Problem
When working in a notebook, timezone-aware datetime64[ns, tz]
columns in a pandas DataFrame do not reflect the expected timezone after conversion when rendered using the display()
function. Although the conversion is correctly applied in memory, the displayed output remains in UTC.
Cause
Databricks' display()
function leverages Apache Spark’s rendering behavior, which by default uses the session time zone (usually UTC unless explicitly configured).
Solution
Explicitly format timezone-aware datetime columns as strings using .strftime('%Y-%m-%d %H:%M:%S%z')
before calling display()
. This ensures the output includes the numeric offset.
import pandas as pd
# Sample data
data = {
'datetime': [
'2025-05-28 08:00:00',
'2025-05-28 12:30:00',
'2025-05-28 16:45:00',
'2025-05-29 00:15:00',
'2025-05-29 04:00:00',
]
}
df = pd.DataFrame(data)
# Convert to datetime, localize to base timezone (such as UTC), and convert to desired timezone
dt_base = pd.to_datetime(df['datetime']).dt.tz_localize('UTC')
dt_converted = dt_base.dt.tz_convert('<your-target-timezone>') # Replace with desired time zone
# Format to string with offset
df['start_time_base'] = dt_base.dt.strftime('%Y-%m-%d %H:%M:%S%z')
df['start_time_converted'] = dt_converted.dt.strftime('%Y-%m-%d %H:%M:%S%z')
# Display formatted output
display(df[['datetime', 'start_time_base', 'start_time_converted']])

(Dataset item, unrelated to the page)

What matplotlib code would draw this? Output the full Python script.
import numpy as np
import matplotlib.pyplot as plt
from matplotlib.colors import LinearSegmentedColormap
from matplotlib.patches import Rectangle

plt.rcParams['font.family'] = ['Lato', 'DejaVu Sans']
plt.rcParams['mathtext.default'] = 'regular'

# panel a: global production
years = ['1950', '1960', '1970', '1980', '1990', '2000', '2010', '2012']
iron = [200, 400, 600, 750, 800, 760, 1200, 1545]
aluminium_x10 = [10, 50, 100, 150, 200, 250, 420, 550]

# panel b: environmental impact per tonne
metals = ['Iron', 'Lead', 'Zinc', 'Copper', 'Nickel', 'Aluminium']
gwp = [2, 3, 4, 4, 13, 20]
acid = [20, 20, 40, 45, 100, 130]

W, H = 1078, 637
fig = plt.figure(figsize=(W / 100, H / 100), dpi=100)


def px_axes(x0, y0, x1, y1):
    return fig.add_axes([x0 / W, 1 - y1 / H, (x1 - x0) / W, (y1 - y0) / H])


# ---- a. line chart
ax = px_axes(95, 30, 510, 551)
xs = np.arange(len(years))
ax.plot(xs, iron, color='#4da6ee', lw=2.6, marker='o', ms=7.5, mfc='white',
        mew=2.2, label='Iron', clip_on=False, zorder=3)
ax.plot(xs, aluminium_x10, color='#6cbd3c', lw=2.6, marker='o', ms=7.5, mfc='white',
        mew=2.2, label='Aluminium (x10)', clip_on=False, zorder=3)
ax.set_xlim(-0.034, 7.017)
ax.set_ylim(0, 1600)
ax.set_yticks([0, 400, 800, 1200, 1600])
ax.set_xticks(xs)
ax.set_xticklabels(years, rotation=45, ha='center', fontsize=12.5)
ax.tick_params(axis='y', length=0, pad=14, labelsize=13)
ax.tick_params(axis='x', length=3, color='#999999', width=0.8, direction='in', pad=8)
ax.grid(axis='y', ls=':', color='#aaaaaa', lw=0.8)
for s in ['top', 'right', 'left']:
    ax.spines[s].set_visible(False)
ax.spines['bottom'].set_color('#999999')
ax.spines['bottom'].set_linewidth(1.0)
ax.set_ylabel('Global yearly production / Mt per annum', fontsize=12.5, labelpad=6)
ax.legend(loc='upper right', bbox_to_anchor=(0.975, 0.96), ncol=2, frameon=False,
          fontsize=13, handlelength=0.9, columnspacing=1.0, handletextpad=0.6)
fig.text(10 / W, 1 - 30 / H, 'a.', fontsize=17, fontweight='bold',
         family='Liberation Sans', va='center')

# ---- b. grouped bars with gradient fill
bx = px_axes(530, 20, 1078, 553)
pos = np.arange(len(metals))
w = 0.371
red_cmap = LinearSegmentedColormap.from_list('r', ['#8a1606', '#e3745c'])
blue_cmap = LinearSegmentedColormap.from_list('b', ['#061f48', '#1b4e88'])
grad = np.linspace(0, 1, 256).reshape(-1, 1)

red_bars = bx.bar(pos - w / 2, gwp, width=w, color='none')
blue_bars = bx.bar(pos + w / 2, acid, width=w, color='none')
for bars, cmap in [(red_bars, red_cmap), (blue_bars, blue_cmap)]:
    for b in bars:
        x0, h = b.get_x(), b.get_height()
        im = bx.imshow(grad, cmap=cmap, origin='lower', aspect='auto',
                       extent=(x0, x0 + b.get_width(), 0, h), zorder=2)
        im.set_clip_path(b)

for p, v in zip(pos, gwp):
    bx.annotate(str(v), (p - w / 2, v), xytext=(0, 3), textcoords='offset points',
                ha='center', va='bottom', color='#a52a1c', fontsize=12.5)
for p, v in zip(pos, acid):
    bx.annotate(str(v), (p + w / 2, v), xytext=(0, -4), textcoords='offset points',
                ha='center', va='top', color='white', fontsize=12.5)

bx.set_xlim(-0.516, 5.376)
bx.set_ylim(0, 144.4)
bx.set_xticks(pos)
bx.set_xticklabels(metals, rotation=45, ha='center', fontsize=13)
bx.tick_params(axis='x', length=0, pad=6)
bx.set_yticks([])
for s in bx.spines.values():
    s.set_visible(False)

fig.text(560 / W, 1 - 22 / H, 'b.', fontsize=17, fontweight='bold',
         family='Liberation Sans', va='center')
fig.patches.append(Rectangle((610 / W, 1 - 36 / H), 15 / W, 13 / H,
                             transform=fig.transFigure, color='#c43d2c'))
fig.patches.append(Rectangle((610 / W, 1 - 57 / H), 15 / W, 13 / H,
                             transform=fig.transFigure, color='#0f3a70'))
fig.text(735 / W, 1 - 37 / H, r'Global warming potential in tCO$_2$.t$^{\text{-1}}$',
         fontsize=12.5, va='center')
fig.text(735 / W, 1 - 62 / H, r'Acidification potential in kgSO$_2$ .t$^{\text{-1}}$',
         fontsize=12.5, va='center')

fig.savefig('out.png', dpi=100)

If you’re using Spark DataFrames or SQL, and you want to consistently render all times in a specific timezone, you can optionally configure the session timezone explicitly with its TZ identifier. For example, “Australia/Sydney”
.
For a complete timezone database, refer to Time Zone Database.
Python
spark.conf.set("spark.sql.session.timeZone", "<your-target-timezone>")
SQL
SET TIME ZONE '<your-target-timezone>';